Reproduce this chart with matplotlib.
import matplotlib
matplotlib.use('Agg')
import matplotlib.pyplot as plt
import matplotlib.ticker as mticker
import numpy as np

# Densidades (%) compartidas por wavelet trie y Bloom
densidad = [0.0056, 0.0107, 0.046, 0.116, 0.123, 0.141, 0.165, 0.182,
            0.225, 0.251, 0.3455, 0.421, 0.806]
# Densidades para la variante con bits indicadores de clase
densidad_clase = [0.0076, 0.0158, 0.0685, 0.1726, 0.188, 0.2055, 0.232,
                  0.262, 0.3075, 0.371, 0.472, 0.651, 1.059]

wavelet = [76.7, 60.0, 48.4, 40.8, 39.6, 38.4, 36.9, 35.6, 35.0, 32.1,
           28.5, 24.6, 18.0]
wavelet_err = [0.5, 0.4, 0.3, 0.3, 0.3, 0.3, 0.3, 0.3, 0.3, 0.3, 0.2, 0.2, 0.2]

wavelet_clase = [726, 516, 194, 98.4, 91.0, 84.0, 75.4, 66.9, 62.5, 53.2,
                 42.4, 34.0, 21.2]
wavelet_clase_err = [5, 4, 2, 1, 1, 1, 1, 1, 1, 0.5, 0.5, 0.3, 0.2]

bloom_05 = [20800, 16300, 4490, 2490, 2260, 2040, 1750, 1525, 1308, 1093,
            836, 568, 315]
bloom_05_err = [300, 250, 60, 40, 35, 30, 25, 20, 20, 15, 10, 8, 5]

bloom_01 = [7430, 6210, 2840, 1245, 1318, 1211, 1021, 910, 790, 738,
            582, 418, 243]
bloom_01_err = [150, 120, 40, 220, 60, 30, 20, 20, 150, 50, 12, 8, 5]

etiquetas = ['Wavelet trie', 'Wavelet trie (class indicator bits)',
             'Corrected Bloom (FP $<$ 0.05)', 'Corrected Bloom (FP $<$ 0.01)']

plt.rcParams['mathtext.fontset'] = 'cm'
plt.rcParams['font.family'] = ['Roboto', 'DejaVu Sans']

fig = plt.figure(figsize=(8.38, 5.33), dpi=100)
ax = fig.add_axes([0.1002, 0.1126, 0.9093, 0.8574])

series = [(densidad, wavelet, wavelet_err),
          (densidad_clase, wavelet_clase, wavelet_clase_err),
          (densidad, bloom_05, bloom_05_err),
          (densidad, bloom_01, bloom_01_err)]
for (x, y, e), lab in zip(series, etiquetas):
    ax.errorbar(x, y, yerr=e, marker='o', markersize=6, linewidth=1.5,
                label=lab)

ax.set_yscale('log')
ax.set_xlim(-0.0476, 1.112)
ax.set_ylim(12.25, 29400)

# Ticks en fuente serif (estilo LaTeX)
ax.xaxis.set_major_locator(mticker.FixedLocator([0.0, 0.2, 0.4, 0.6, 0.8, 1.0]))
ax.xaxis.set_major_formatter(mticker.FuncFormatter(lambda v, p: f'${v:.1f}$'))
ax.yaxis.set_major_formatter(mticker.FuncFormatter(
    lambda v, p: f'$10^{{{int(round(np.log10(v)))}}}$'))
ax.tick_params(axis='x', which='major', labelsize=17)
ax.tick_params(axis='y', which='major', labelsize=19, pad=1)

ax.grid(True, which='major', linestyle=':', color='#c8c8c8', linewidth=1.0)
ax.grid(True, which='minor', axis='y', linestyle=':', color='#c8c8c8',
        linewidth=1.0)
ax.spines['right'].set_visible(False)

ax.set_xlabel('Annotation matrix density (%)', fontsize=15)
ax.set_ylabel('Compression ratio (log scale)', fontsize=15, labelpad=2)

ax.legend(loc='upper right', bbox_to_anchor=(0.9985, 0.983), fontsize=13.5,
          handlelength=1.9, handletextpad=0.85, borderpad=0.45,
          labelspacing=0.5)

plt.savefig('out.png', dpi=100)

- - - - -

Type the whole listing again, unaltered.

Reproduce this chart with matplotlib.
import matplotlib
matplotlib.use('Agg')
import matplotlib.pyplot as plt
import matplotlib.ticker as mticker
import numpy as np

# Densidades (%) compartidas por wavelet trie y Bloom
densidad = [0.0056, 0.0107, 0.046, 0.116, 0.123, 0.141, 0.165, 0.182,
            0.225, 0.251, 0.3455, 0.421, 0.806]
# Densidades para la variante con bits indicadores de clase
densidad_clase = [0.0076, 0.0158, 0.0685, 0.1726, 0.188, 0.2055, 0.232,
                  0.262, 0.3075, 0.371, 0.472, 0.651, 1.059]

wavelet = [76.7, 60.0, 48.4, 40.8, 39.6, 38.4, 36.9, 35.6, 35.0, 32.1,
           28.5, 24.6, 18.0]
wavelet_err = [0.5, 0.4, 0.3, 0.3, 0.3, 0.3, 0.3, 0.3, 0.3, 0.3, 0.2, 0.2, 0.2]

wavelet_clase = [726, 516, 194, 98.4, 91.0, 84.0, 75.4, 66.9, 62.5, 53.2,
                 42.4, 34.0, 21.2]
wavelet_clase_err = [5, 4, 2, 1, 1, 1, 1, 1, 1, 0.5, 0.5, 0.3, 0.2]

bloom_05 = [20800, 16300, 4490, 2490, 2260, 2040, 1750, 1525, 1308, 1093,
            836, 568, 315]
bloom_05_err = [300, 250, 60, 40, 35, 30, 25, 20, 20, 15, 10, 8, 5]

bloom_01 = [7430, 6210, 2840, 1245, 1318, 1211, 1021, 910, 790, 738,
            582, 418, 243]
bloom_01_err = [150, 120, 40, 220, 60, 30, 20, 20, 150, 50, 12, 8, 5]

etiquetas = ['Wavelet trie', 'Wavelet trie (class indicator bits)',
             'Corrected Bloom (FP $<$ 0.05)', 'Corrected Bloom (FP $<$ 0.01)']

plt.rcParams['mathtext.fontset'] = 'cm'
plt.rcParams['font.family'] = ['Roboto', 'DejaVu Sans']

fig = plt.figure(figsize=(8.38, 5.33), dpi=100)
ax = fig.add_axes([0.1002, 0.1126, 0.9093, 0.8574])

series = [(densidad, wavelet, wavelet_err),
          (densidad_clase, wavelet_clase, wavelet_clase_err),
          (densidad, bloom_05, bloom_05_err),
          (densidad, bloom_01, bloom_01_err)]
for (x, y, e), lab in zip(series, etiquetas):
    ax.errorbar(x, y, yerr=e, marker='o', markersize=6, linewidth=1.5,
                label=lab)

ax.set_yscale('log')
ax.set_xlim(-0.0476, 1.112)
ax.set_ylim(12.25, 29400)

# Ticks en fuente serif (estilo LaTeX)
ax.xaxis.set_major_locator(mticker.FixedLocator([0.0, 0.2, 0.4, 0.6, 0.8, 1.0]))
ax.xaxis.set_major_formatter(mticker.FuncFormatter(lambda v, p: f'${v:.1f}$'))
ax.yaxis.set_major_formatter(mticker.FuncFormatter(
    lambda v, p: f'$10^{{{int(round(np.log10(v)))}}}$'))
ax.tick_params(axis='x', which='major', labelsize=17)
ax.tick_params(axis='y', which='major', labelsize=19, pad=1)

ax.grid(True, which='major', linestyle=':', color='#c8c8c8', linewidth=1.0)
ax.grid(True, which='minor', axis='y', linestyle=':', color='#c8c8c8',
        linewidth=1.0)
ax.spines['right'].set_visible(False)

ax.set_xlabel('Annotation matrix density (%)', fontsize=15)
ax.set_ylabel('Compression ratio (log scale)', fontsize=15, labelpad=2)

ax.legend(loc='upper right', bbox_to_anchor=(0.9985, 0.983), fontsize=13.5,
          handlelength=1.9, handletextpad=0.85, borderpad=0.45,
          labelspacing=0.5)

plt.savefig('out.png', dpi=100)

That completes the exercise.